Iraq has awarded contracts for international oil companies to develop three major gas fields in different parts of the country.
The companies won the bidding in Iraq's latest auction for the exploitation of its energy assets.
It is part of a government drive to boost production and provide funds for further development.
The fields are thought to hold 10% of Iraq's total gas reserves, which are among the largest in the world.
The energy auction was the third held in Iraq since the American-led invasion which toppled Saddam Hussein.
The BBC's Jim Muir in Baghdad says the competition and interest were not particularly strong, and the major international companies largely kept out of the picture.
But he says what was notable was that two of Iraq's neighbours, Turkey and Kuwait, were both involved in successful bids for two of the fields, one of which is very close to the Kuwaiti border.
Considering the troubled history between Iraq and Kuwait - which was invaded by Saddam Hussein's army in 1990 - the sight of the Kuwaitis investing in the Iraqi energy field is quite a development, our correspondent says.
But oil industry experts are sceptical about how much the outside companies will get out of the deals.
One said the Iraqis had done well, but that the companies would be hard pushed to make any profit at all out of the price offered per barrel of oil equivalent -- between $5.50 and $7.50.

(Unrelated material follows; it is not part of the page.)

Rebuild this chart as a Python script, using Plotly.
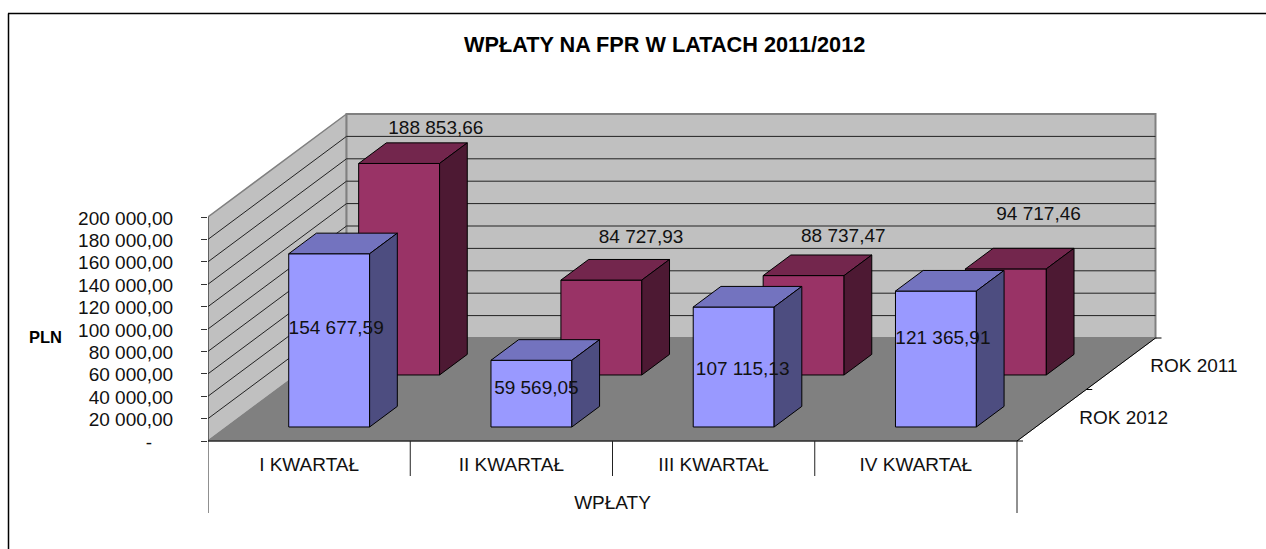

Security is also expected to be a concern, with two of the three gas fields situated in areas which have seen a lot of insurgent activity in the past.
Our correspondent says the companies are believed to be keen to get involved at this stage so they will be well placed to cash in later.
They are expected to pour huge funds and expertise into developing the fields, which Iraq wants to use - initially at least - mainly to fuel its power stations and industry.